====== Data segment ======

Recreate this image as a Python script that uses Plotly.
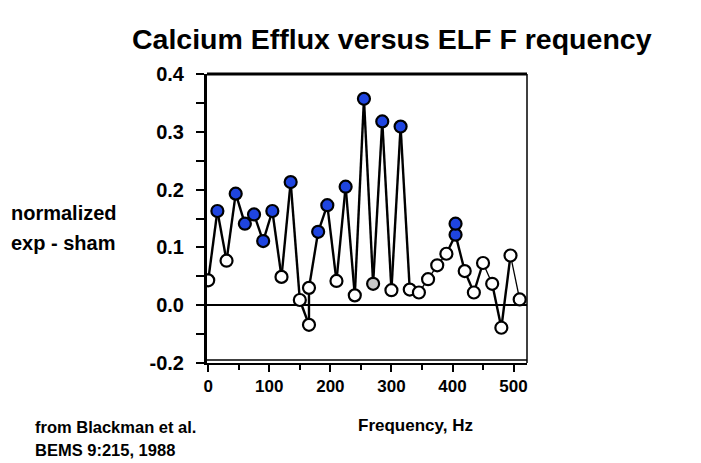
import plotly.graph_objects as go

# ---- data ----
freq_hz = [0, 15, 30, 45, 60, 75, 90, 105, 120, 135, 150, 165, 165, 180, 195, 210,
           225, 240, 255, 270, 285, 300, 315, 330, 345, 360, 375, 390, 405, 420,
           435, 450, 465, 480, 495, 510]
effect = [0.043, 0.163, 0.077, 0.193, 0.141, 0.157, 0.111, 0.163, 0.049, 0.213,
          0.009, -0.034, 0.030, 0.127, 0.173, 0.042, 0.205, 0.017, 0.357, 0.037,
          0.318, 0.026, 0.309, 0.027, 0.022, 0.045, 0.069, 0.089, 0.122, 0.059,
          0.022, 0.073, 0.037, -0.039, 0.086, 0.010]
# significance class per point: "sig" (blue), "ns" (white), "mid" (grey)
point_class = ["ns", "sig", "ns", "sig", "sig", "sig", "sig", "sig", "ns", "sig",
               "ns", "ns", "ns", "sig", "sig", "ns", "sig", "ns", "sig", "mid",
               "sig", "ns", "sig", "ns", "ns", "ns", "ns", "ns", "sig", "ns",
               "ns", "ns", "ns", "ns", "ns", "ns"]
# extra (unconnected) replicate point
extra_freq = [405]
extra_effect = [0.141]
extra_class = ["sig"]

x_tick_vals = [0, 100, 200, 300, 400, 500]
x_tick_text = ["0", "100", "200", "300", "400", "500"]
y_tick_vals = [-0.1, 0.0, 0.1, 0.2, 0.3, 0.4]
y_tick_text = ["-0.2", "0.0", "0.1", "0.2", "0.3", "0.4"]

title_text = "Calcium Efflux versus ELF F requency"
y_title = ["normalized", "exp - sham"]
x_title = "Frequency, Hz"
source_lines = ["from Blackman et al.", "BEMS 9:215, 1988"]

# ---- style ----
W, H = 701, 463
PL, PR, PT, PB = 199, 519, 66, 355   # plot box in pixels
FONT = "Liberation Sans, Arial, sans-serif"
BLUE = "#1f45e0"
fill_of = {"sig": BLUE, "ns": "white", "mid": "#c8c8c8"}
thin_segments = {(345, 360), (360, 375), (375, 390), (450, 465), (495, 510)}

def px_x(p):
    return (p - PL) / (PR - PL)

def px_y(p):
    return (PB - p) / (PB - PT)

fig = go.Figure()

# connecting line: thick and thin segments
thick_x, thick_y, thin_x, thin_y = [], [], [], []
for i in range(len(freq_hz) - 1):
    seg = (freq_hz[i], freq_hz[i + 1])
    if seg in thin_segments:
        thin_x += [freq_hz[i], freq_hz[i + 1], None]
        thin_y += [effect[i], effect[i + 1], None]
    else:
        thick_x += [freq_hz[i], freq_hz[i + 1], None]
        thick_y += [effect[i], effect[i + 1], None]

fig.add_trace(go.Scatter(x=thin_x, y=thin_y, mode="lines",
                         line=dict(color="black", width=1.3), hoverinfo="skip"))
fig.add_trace(go.Scatter(x=thick_x, y=thick_y, mode="lines",
                         line=dict(color="black", width=2.4), hoverinfo="skip"))

all_x = freq_hz + extra_freq
all_y = effect + extra_effect
all_c = point_class + extra_class
fig.add_trace(go.Scatter(
    x=all_x, y=all_y, mode="markers",
    marker=dict(size=12, color=[fill_of[c] for c in all_c],
                line=dict(color="black", width=2.2)),
    hoverinfo="x+y"))

fig.update_xaxes(range=[-2, 522], tickvals=x_tick_vals, ticktext=x_tick_text,
                 ticks="outside", ticklen=7, tickwidth=2, tickcolor="black",
                 minor=dict(tickvals=[50, 150, 250, 350, 450], ticks="outside",
                            ticklen=5, tickwidth=2, tickcolor="black"),
                 showline=True, linecolor="black", linewidth=2, mirror=False,
                 zeroline=False, ticklabelstandoff=0, showgrid=False,
                 tickfont=dict(family=FONT, size=17, color="black", weight="bold"))
fig.update_yaxes(range=[-0.1, 0.4], tickvals=y_tick_vals, ticktext=y_tick_text,
                 ticks="outside", ticklen=8, tickwidth=2, tickcolor="black",
                 minor=dict(tickvals=[-0.05, 0.05, 0.15, 0.25, 0.35], ticks="outside",
                            ticklen=8, tickwidth=2, tickcolor="black"),
                 showline=True, linecolor="black", linewidth=3, mirror=False,
                 zeroline=True, zerolinecolor="black", zerolinewidth=1.5,
                 ticklabelstandoff=8, showgrid=False,
                 tickfont=dict(family=FONT, size=20, color="black", weight="bold"))

shapes = [
    # top frame (thick)
    dict(type="line", xref="paper", yref="paper", x0=0, x1=1, y0=1, y1=1,
         line=dict(color="black", width=3)),
    # right frame
    dict(type="line", xref="paper", yref="paper", x0=1, x1=1, y0=0, y1=1,
         line=dict(color="black", width=1.5)),
    # inner bottom frame line (double line effect)
    dict(type="line", xref="paper", yref="paper", x0=0, x1=1, y0=px_y(PB - 3), y1=px_y(PB - 3),
         line=dict(color="black", width=1.5)),
]

anns = []
def add_text(text, x, y, size, xanchor="left", yanchor="middle"):
    anns.append(dict(text="<b>" + text + "</b>", x=px_x(x), y=px_y(y), xref="paper", yref="paper",
                     showarrow=False, xanchor=xanchor, yanchor=yanchor,
                     font=dict(family=FONT, size=size, color="black")))

add_text(title_text, 384, 31, 28.5, xanchor="center")
add_text(y_title[0], 1, 205, 20)
add_text(y_title[1], 1, 235, 20)
add_text(x_title, 407, 417, 17, xanchor="center")
add_text(source_lines[0], 25, 419, 16.5)
add_text(source_lines[1], 25, 442, 16.5)

fig.update_layout(width=W, height=H, autosize=False,
                  margin=dict(l=PL, r=W - PR, t=PT, b=H - PB, pad=0),
                  paper_bgcolor="white", plot_bgcolor="white",
                  showlegend=False, shapes=shapes, annotations=anns)

fig.write_html("out.html")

======

Exercise:
Copy nothing but the lines from the first one in the listing through the line with "import plotly.graph_objects as go", and omit the pictures.

Task result:
Recreate this image as a Python script that uses Plotly.
import plotly.graph_objects as go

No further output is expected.